Michael Ng and Xuanming Pan
The China Review: an Interdisciplinary Journal on Greater China
October 2017, Vol. 17, No. 3, pp. 59-86
Abstract: This article provides a corrective to the conventional discourse on legal
development in modern and contemporary China. By mapping the
landscape of nonprofessional legal service provision crossing over
modern and contemporary history, this research proposes a new analytical
framework for understanding lawyering, professionalization, and
access to justice in China. Previous studies present an urban-centric
view and highlight the alternativeness and transitional nature of
nonprofessional legal service providers (who operate primarily in rural
China) vis-à-vis the professionally trained and qualified lawyers (who
serve primarily in urban China). The urban-oriented discourse downplays,
if not ignores, the historical fact that the ordinary people of
China, mostly residing in rural areas, have relied on nonprofessional
legal workers as their mainstream access to justice for centuries, with
demand for their services remaining largely unchanged throughout the
Qing, Republican, Mao, and post-Mao eras despite the attempted monopolization of the legal market by qualified lawyers.
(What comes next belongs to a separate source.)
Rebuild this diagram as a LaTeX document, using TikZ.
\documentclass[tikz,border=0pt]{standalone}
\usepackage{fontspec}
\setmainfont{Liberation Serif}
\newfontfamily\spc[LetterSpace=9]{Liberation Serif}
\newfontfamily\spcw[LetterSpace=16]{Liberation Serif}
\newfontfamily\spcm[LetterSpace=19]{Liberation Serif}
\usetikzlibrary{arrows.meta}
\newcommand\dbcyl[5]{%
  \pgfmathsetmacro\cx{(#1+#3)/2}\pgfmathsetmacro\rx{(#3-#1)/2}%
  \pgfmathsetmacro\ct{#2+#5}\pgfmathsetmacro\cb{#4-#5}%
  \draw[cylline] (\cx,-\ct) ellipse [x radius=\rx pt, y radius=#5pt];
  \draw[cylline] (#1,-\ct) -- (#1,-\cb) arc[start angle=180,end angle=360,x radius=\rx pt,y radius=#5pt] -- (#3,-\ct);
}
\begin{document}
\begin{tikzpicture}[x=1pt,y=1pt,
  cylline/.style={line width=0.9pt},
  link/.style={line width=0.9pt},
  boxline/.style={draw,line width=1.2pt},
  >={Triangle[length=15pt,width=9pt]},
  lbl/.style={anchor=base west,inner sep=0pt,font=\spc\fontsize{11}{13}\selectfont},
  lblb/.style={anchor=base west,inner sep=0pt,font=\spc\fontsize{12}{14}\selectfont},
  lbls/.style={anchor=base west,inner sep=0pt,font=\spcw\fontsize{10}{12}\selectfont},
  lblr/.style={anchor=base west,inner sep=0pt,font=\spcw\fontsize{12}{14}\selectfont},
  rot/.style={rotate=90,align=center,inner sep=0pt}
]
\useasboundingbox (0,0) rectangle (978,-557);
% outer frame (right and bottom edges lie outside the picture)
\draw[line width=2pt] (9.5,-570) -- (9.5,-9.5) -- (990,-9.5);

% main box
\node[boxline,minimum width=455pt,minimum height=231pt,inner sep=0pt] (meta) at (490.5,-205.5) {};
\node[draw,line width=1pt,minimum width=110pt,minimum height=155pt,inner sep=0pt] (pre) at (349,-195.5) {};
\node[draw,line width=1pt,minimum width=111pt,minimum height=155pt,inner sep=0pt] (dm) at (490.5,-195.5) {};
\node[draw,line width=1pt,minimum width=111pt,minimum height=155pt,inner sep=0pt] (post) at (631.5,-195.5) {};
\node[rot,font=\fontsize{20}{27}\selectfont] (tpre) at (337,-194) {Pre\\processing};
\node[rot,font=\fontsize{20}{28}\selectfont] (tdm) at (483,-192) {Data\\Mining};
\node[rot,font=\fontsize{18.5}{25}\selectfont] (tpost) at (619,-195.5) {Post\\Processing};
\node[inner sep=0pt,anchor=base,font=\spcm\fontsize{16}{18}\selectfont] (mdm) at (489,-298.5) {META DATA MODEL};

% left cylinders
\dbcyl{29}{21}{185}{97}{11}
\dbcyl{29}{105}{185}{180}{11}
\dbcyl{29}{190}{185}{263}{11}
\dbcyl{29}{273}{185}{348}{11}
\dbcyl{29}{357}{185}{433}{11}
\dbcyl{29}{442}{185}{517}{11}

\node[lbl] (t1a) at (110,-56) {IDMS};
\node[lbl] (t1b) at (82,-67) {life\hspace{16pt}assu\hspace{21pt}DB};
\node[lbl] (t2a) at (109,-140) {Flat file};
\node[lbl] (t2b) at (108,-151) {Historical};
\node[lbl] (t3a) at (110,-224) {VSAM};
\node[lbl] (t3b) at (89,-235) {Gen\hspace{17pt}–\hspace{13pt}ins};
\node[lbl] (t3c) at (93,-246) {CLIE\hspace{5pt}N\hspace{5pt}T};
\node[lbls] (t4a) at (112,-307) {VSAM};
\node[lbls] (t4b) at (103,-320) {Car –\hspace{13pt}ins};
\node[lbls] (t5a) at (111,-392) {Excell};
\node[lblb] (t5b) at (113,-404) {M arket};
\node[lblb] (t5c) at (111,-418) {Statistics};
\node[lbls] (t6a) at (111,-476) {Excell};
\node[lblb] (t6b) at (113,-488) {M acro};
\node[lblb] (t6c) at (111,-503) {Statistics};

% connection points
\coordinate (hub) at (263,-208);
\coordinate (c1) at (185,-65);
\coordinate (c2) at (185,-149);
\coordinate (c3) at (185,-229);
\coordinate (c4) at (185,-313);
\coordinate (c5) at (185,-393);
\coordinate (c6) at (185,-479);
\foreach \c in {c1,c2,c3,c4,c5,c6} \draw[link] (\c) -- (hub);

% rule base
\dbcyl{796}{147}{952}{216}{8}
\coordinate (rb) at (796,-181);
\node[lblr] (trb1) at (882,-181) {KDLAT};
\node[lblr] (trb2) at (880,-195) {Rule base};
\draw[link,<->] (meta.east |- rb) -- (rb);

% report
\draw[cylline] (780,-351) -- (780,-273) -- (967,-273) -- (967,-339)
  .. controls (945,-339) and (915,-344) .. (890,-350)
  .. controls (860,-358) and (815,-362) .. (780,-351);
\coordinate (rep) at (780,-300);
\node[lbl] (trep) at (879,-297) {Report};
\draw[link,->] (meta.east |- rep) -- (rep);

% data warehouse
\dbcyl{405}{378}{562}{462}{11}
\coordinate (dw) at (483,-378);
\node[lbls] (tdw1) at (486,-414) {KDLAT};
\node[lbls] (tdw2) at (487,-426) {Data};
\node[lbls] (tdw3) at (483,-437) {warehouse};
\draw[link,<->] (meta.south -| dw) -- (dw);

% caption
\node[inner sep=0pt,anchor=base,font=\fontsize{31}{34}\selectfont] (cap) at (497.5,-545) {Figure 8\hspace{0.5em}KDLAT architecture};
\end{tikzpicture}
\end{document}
This article
therefore argues for a reorientation of the conventional inquiry
concerning the path toward the professionalization of lawyering in
China that is framed in terms of license-based expertise and access.
Rural legal workers, this article further argues, will, and should be
allowed to, continue to meet the legal demand of the broader rural
masses in China, demand that can hardly be met by the socially elite
qualified lawyers practicing in urbanized China and provide, together
with the qualified legal profession, dual-core access to justice in China.